**Request**
Pictures are not part of the copy. Retype the lines from the first one through the line that contains "import plotly.graph_objects as go".

**Supplied data**
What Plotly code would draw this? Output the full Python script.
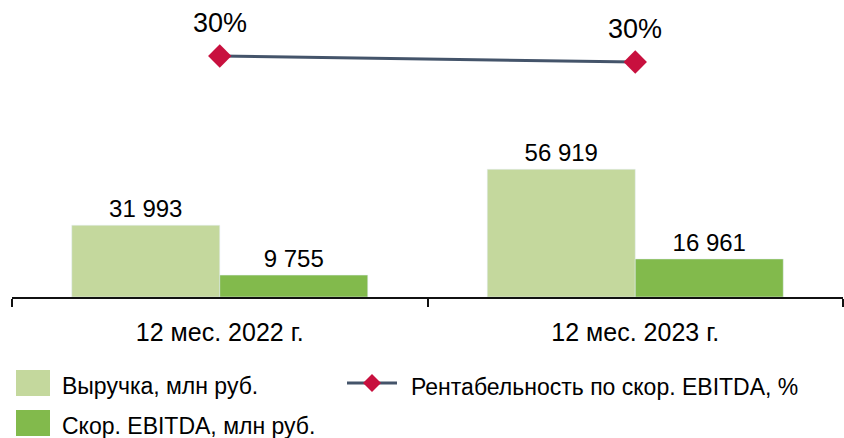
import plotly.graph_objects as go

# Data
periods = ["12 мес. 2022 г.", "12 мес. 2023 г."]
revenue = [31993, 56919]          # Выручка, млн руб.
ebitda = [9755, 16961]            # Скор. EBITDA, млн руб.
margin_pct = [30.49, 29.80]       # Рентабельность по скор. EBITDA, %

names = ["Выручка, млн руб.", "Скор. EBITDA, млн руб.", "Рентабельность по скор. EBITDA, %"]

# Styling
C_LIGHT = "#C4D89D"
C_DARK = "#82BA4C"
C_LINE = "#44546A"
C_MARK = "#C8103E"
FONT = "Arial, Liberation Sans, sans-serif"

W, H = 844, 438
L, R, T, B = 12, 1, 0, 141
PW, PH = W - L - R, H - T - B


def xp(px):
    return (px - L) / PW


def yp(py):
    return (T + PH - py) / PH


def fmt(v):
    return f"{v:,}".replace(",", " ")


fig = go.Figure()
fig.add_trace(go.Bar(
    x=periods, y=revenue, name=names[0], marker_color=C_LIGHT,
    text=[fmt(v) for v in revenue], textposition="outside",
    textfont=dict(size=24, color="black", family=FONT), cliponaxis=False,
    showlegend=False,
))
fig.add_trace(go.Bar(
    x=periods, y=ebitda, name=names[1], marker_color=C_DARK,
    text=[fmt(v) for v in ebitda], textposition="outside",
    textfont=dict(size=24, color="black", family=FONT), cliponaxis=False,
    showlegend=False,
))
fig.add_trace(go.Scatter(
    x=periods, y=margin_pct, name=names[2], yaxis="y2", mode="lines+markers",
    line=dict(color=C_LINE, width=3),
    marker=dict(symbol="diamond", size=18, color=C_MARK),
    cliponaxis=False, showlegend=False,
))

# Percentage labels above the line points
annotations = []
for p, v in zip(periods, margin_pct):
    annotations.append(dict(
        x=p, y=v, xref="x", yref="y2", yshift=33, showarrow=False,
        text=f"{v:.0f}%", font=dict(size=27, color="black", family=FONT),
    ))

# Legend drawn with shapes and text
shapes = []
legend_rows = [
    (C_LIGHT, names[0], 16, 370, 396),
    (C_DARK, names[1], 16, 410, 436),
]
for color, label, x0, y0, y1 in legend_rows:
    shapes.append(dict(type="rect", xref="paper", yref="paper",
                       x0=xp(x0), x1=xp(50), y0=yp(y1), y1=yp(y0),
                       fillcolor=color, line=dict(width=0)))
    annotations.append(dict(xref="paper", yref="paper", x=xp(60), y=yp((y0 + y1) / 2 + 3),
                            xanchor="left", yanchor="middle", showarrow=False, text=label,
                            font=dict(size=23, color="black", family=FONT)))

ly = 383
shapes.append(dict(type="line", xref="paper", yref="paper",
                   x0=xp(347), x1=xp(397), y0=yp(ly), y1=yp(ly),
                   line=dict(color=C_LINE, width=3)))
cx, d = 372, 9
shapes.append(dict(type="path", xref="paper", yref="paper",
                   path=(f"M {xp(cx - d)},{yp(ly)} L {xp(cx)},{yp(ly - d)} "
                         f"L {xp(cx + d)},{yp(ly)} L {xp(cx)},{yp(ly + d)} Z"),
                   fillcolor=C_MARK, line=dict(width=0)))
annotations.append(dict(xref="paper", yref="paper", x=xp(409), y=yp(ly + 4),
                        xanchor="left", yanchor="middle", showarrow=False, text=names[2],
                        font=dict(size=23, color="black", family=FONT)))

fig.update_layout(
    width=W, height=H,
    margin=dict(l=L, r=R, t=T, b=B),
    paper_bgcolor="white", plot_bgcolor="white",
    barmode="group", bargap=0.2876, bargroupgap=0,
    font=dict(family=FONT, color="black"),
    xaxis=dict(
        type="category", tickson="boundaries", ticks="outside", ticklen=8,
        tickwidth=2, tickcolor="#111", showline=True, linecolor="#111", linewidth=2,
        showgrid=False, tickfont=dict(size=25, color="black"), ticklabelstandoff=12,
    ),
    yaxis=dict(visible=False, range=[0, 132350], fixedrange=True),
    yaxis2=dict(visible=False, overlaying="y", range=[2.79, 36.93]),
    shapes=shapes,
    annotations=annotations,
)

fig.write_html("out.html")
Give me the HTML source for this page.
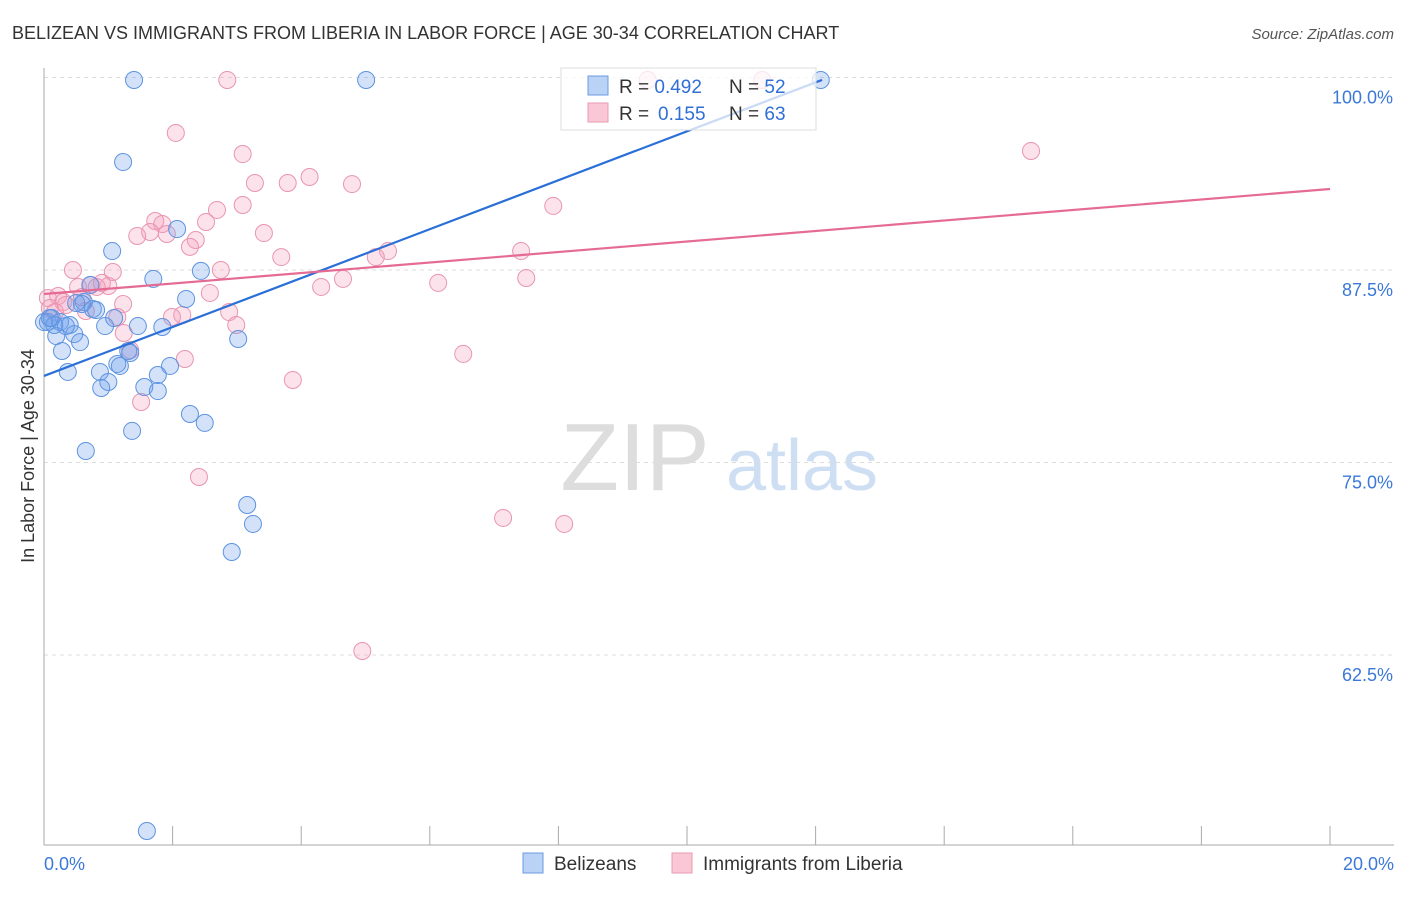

**Solution to the exercise**
What Plotly code would draw this? Output the full Python script.
import plotly.graph_objects as go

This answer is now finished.